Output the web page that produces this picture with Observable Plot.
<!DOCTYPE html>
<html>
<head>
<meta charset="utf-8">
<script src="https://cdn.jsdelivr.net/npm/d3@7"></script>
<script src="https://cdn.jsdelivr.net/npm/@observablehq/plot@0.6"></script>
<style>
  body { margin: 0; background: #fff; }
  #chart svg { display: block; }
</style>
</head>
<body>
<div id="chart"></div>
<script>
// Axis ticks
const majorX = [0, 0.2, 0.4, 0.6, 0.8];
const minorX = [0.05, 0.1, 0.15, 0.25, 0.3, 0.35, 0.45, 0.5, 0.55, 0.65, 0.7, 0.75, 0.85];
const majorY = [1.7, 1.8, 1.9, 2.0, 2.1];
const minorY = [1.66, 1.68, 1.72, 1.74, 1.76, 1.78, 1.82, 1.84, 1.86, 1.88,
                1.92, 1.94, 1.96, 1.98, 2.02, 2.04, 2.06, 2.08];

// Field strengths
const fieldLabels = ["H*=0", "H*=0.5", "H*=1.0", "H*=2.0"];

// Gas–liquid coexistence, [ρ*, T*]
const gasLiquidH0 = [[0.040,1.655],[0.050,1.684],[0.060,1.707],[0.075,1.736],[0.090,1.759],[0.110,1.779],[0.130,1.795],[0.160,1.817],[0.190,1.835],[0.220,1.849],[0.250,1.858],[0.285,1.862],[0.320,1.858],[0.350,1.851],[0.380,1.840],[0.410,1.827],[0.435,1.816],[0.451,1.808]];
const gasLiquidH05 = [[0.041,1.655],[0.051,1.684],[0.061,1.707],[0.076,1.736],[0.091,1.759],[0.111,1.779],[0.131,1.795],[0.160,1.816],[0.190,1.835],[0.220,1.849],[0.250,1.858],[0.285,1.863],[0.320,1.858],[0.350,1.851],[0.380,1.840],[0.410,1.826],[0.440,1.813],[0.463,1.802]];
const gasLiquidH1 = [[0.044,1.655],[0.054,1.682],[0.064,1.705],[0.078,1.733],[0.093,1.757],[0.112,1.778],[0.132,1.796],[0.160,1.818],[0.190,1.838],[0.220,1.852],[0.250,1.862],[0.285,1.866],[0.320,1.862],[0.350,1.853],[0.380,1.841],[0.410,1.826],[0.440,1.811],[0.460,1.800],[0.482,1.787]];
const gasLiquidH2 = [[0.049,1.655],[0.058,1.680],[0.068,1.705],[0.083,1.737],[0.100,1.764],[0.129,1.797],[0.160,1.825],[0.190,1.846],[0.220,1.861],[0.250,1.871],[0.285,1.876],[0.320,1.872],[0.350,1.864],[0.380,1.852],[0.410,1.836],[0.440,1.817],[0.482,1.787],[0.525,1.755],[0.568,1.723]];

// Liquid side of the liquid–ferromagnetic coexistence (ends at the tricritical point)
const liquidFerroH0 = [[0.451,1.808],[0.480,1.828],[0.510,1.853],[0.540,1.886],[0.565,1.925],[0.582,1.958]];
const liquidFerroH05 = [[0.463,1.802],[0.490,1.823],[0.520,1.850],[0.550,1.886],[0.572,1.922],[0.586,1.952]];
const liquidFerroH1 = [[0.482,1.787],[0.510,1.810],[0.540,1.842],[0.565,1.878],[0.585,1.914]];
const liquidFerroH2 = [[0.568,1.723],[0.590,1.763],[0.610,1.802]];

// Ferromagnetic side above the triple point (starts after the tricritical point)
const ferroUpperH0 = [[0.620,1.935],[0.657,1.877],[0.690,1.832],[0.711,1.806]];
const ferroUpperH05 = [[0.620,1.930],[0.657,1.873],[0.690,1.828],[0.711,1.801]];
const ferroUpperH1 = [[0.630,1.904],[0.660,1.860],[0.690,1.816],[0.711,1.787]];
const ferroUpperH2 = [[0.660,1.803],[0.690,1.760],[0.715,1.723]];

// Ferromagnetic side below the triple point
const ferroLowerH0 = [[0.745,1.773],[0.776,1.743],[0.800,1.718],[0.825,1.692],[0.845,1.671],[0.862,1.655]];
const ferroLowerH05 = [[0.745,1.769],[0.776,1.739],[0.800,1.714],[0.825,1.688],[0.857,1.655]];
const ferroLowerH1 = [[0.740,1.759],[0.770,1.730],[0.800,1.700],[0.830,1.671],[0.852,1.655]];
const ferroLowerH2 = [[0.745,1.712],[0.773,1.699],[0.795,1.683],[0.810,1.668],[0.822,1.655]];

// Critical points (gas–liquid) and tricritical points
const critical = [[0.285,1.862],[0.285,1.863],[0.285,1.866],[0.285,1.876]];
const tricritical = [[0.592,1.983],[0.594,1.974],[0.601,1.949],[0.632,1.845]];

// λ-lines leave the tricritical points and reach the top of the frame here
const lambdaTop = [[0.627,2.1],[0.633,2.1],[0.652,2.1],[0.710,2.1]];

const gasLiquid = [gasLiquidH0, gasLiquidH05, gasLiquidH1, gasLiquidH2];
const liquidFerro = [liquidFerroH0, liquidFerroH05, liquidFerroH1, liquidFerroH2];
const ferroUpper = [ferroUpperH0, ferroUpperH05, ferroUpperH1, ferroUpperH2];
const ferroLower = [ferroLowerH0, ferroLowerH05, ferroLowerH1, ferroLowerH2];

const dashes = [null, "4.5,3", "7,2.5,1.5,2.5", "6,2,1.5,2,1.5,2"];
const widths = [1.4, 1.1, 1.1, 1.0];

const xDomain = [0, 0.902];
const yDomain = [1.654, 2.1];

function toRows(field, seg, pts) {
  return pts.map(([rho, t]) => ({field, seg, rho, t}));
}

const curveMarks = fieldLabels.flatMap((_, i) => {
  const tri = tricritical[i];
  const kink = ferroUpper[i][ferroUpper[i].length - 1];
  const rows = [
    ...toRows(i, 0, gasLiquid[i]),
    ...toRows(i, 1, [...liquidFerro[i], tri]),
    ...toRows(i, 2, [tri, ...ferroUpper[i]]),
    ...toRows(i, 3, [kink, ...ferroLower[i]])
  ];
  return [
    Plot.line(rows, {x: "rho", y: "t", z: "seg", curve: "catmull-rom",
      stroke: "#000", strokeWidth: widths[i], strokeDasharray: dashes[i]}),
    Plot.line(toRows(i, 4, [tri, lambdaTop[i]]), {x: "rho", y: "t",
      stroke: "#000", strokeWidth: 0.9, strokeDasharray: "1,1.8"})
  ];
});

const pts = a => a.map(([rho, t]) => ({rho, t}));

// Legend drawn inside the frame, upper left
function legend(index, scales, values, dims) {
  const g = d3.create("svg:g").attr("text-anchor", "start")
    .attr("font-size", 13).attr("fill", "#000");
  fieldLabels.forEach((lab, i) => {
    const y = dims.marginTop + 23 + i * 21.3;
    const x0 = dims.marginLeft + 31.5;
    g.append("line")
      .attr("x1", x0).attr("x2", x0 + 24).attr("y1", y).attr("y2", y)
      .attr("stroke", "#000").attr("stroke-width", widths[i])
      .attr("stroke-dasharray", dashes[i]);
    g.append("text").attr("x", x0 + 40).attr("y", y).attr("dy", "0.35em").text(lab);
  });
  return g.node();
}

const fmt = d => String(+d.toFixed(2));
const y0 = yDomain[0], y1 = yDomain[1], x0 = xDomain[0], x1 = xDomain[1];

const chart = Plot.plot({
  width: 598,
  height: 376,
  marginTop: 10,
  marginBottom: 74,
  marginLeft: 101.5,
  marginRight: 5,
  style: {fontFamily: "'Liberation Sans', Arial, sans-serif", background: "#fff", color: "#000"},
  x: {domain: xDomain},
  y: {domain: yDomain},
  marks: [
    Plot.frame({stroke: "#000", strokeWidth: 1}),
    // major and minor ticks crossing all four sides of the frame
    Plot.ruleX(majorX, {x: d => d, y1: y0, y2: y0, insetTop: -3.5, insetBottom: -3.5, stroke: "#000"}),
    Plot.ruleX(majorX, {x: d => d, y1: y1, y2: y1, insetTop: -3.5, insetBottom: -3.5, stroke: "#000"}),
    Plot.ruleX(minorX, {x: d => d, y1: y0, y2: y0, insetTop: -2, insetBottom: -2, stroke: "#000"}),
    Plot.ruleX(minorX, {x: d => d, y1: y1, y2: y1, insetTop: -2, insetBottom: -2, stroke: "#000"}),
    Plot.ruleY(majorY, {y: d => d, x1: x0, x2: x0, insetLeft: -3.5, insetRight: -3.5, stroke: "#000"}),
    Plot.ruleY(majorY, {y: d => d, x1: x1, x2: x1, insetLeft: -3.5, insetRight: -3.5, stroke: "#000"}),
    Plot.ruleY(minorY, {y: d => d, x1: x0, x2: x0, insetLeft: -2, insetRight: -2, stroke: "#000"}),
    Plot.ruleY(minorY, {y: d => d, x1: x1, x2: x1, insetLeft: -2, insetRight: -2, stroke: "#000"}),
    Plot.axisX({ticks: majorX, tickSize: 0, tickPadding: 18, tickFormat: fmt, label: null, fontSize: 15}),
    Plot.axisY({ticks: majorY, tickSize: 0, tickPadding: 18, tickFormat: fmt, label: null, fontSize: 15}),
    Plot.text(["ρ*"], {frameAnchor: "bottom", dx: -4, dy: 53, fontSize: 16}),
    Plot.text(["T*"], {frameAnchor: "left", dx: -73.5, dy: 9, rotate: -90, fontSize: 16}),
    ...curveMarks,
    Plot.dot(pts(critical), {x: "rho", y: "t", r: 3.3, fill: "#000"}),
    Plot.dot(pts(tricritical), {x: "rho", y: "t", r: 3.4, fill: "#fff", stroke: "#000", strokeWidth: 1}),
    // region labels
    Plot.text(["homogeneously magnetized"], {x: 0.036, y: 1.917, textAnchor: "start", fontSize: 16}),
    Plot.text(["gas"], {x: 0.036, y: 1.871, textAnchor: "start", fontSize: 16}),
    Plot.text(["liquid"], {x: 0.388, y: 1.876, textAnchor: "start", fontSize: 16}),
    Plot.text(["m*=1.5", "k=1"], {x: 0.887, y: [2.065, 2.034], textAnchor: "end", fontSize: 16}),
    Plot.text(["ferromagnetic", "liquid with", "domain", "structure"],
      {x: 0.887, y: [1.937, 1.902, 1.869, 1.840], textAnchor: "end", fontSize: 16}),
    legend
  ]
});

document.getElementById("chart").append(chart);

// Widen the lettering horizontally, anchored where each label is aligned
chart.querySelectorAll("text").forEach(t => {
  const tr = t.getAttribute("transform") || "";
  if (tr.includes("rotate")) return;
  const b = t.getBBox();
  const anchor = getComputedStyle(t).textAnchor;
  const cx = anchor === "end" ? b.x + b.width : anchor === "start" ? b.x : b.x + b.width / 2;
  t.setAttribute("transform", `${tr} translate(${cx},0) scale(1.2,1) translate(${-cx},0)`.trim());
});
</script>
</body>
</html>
------------------------------------
→ **Given problem**: In how many lines of the data does the string "with" appear? Give only the number.

→ **Final result**: 2